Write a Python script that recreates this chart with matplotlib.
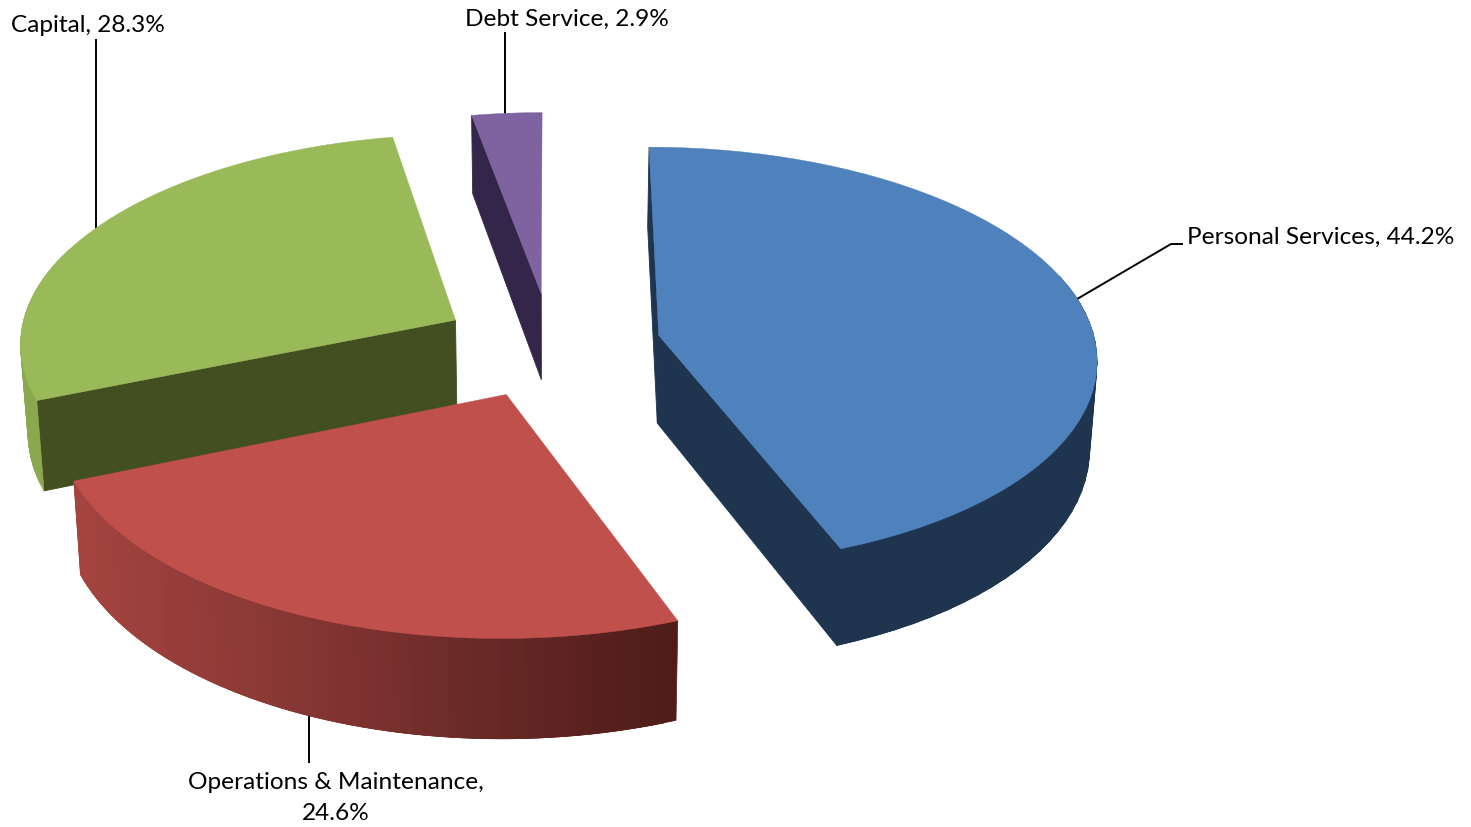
import numpy as np
import matplotlib
matplotlib.use("Agg")
import matplotlib.pyplot as plt
from matplotlib.colors import LinearSegmentedColormap

# --- data ---
categories = ["Personal Services", "Operations & Maintenance", "Capital", "Debt Service"]
shares = [44.2, 24.6, 28.3, 2.9]

# --- styles ---
top_colors = ["#4f81bd", "#bf504c", "#9ab958", "#7f63a1"]
wall_colors = ["#1e344f", "#7a2f2c", "#434f20", "#33264a"]
rim_ramps = [["#1e344f", "#1e344f"],
             ["#a5443f", "#8a3835", "#6a2a28", "#4f1c18"],
             ["#8aa84e", "#8aa84e"],
             ["#33264a", "#33264a"]]
draw_order = [3, 2, 0, 1]
label_text = ["Personal Services, 44.2%", "Operations & Maintenance,\n24.6%",
              "Capital, 28.3%", "Debt Service, 2.9%"]
label_pos = [(1321, 237), (336, 798), (88, 26), (567, 19)]
leaders = [[(1183, 245), (1171, 245), (1072, 303)],
           [(309, 710), (309, 764)],
           [(96, 40), (96, 235)],
           [(505, 33), (505, 120)]]

# --- projection of the exploded pie ---
CX, CY, RX, RY = 551.0, 346.0, 437.0, 209.0
PERSP, EXPLODE, DEPTH, TAPER = 0.10, 0.252, 88.0, 0.986


def project(X, Y, bottom=False):
    s = 1.0 / (1.0 + PERSP * np.asarray(Y))
    x = RX * np.asarray(X) * s
    y = RY * np.asarray(Y) * s
    if bottom:
        return CX + x * TAPER, CY - y + DEPTH * s
    return CX + x, CY - y


plt.rcParams["font.family"] = ["Lato", "DejaVu Sans"]
fig = plt.figure(figsize=(14.71, 8.28), dpi=100)
ax = fig.add_axes([0, 0, 1, 1])
ax.set_xlim(0, 1471)
ax.set_ylim(828, 0)
ax.axis("off")

fractions = np.array(shares) / np.sum(shares)
edges = np.concatenate([[0], np.cumsum(fractions)]) * 2 * np.pi


def poly(xs, ys, c, z, lw=0.3):
    ax.fill(xs, ys, facecolor=c, edgecolor=c, linewidth=lw, zorder=z)


for order, i in enumerate(draw_order):
    a0, a1 = edges[i], edges[i + 1]
    mid = (a0 + a1) / 2
    ox, oy = EXPLODE * np.sin(mid), EXPLODE * np.cos(mid)
    t = np.linspace(a0, a1, 60)
    X, Y = ox + np.sin(t), oy + np.cos(t)
    z = 2 + order
    tx, ty = project(X, Y)
    bx, by = project(X, Y, bottom=True)
    ax0, ay0 = project(ox, oy)
    bx0, by0 = project(ox, oy, bottom=True)
    # radial walls: only those whose outward normal faces the viewer
    if np.sin(a0) <= 1e-9:
        poly([ax0, tx[0], bx[0], bx0], [ay0, ty[0], by[0], by0], wall_colors[i], z, lw=0.6)
    if np.sin(a1) >= 1e-9:
        poly([ax0, tx[-1], bx[-1], bx0], [ay0, ty[-1], by[-1], by0], wall_colors[i], z, lw=0.6)
    # outer rim: front part only, shaded left to right, bands overlapping
    cmap = LinearSegmentedColormap.from_list("rim", rim_ramps[i])
    span = max(tx.max() - tx.min(), 1)
    for k in range(len(t) - 1):
        if np.cos(t[k]) > 0.3:
            continue
        c = cmap((tx[k] - tx.min()) / span)
        k2 = min(k + 2, len(t) - 1)
        poly([tx[k], tx[k2], bx[k2], bx[k]],
             [ty[k], ty[k2], by[k2], by[k]], c, z, lw=0.5)
    # top face
    poly(np.r_[ax0, tx], np.r_[ay0, ty], top_colors[i], z)

for path in leaders:
    xs, ys = zip(*path)
    ax.plot(xs, ys, color="black", lw=1.4, solid_capstyle="butt", zorder=1)

for txt, (x, y) in zip(label_text, label_pos):
    ax.text(x, y, txt, ha="center", va="center", fontsize=17.6,
            color="black", linespacing=1.6, zorder=10)

fig.savefig("out.png", dpi=100, facecolor="white")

Task description
Set down all the data again exactly as above, pictures excluded.

Finished task
Write a Python script that recreates this chart with matplotlib.
import numpy as np
import matplotlib
matplotlib.use("Agg")
import matplotlib.pyplot as plt
from matplotlib.colors import LinearSegmentedColormap

# --- data ---
categories = ["Personal Services", "Operations & Maintenance", "Capital", "Debt Service"]
shares = [44.2, 24.6, 28.3, 2.9]

# --- styles ---
top_colors = ["#4f81bd", "#bf504c", "#9ab958", "#7f63a1"]
wall_colors = ["#1e344f", "#7a2f2c", "#434f20", "#33264a"]
rim_ramps = [["#1e344f", "#1e344f"],
             ["#a5443f", "#8a3835", "#6a2a28", "#4f1c18"],
             ["#8aa84e", "#8aa84e"],
             ["#33264a", "#33264a"]]
draw_order = [3, 2, 0, 1]
label_text = ["Personal Services, 44.2%", "Operations & Maintenance,\n24.6%",
              "Capital, 28.3%", "Debt Service, 2.9%"]
label_pos = [(1321, 237), (336, 798), (88, 26), (567, 19)]
leaders = [[(1183, 245), (1171, 245), (1072, 303)],
           [(309, 710), (309, 764)],
           [(96, 40), (96, 235)],
           [(505, 33), (505, 120)]]

# --- projection of the exploded pie ---
CX, CY, RX, RY = 551.0, 346.0, 437.0, 209.0
PERSP, EXPLODE, DEPTH, TAPER = 0.10, 0.252, 88.0, 0.986


def project(X, Y, bottom=False):
    s = 1.0 / (1.0 + PERSP * np.asarray(Y))
    x = RX * np.asarray(X) * s
    y = RY * np.asarray(Y) * s
    if bottom:
        return CX + x * TAPER, CY - y + DEPTH * s
    return CX + x, CY - y


plt.rcParams["font.family"] = ["Lato", "DejaVu Sans"]
fig = plt.figure(figsize=(14.71, 8.28), dpi=100)
ax = fig.add_axes([0, 0, 1, 1])
ax.set_xlim(0, 1471)
ax.set_ylim(828, 0)
ax.axis("off")

fractions = np.array(shares) / np.sum(shares)
edges = np.concatenate([[0], np.cumsum(fractions)]) * 2 * np.pi


def poly(xs, ys, c, z, lw=0.3):
    ax.fill(xs, ys, facecolor=c, edgecolor=c, linewidth=lw, zorder=z)


for order, i in enumerate(draw_order):
    a0, a1 = edges[i], edges[i + 1]
    mid = (a0 + a1) / 2
    ox, oy = EXPLODE * np.sin(mid), EXPLODE * np.cos(mid)
    t = np.linspace(a0, a1, 60)
    X, Y = ox + np.sin(t), oy + np.cos(t)
    z = 2 + order
    tx, ty = project(X, Y)
    bx, by = project(X, Y, bottom=True)
    ax0, ay0 = project(ox, oy)
    bx0, by0 = project(ox, oy, bottom=True)
    # radial walls: only those whose outward normal faces the viewer
    if np.sin(a0) <= 1e-9:
        poly([ax0, tx[0], bx[0], bx0], [ay0, ty[0], by[0], by0], wall_colors[i], z, lw=0.6)
    if np.sin(a1) >= 1e-9:
        poly([ax0, tx[-1], bx[-1], bx0], [ay0, ty[-1], by[-1], by0], wall_colors[i], z, lw=0.6)
    # outer rim: front part only, shaded left to right, bands overlapping
    cmap = LinearSegmentedColormap.from_list("rim", rim_ramps[i])
    span = max(tx.max() - tx.min(), 1)
    for k in range(len(t) - 1):
        if np.cos(t[k]) > 0.3:
            continue
        c = cmap((tx[k] - tx.min()) / span)
        k2 = min(k + 2, len(t) - 1)
        poly([tx[k], tx[k2], bx[k2], bx[k]],
             [ty[k], ty[k2], by[k2], by[k]], c, z, lw=0.5)
    # top face
    poly(np.r_[ax0, tx], np.r_[ay0, ty], top_colors[i], z)

for path in leaders:
    xs, ys = zip(*path)
    ax.plot(xs, ys, color="black", lw=1.4, solid_capstyle="butt", zorder=1)

for txt, (x, y) in zip(label_text, label_pos):
    ax.text(x, y, txt, ha="center", va="center", fontsize=17.6,
            color="black", linespacing=1.6, zorder=10)

fig.savefig("out.png", dpi=100, facecolor="white")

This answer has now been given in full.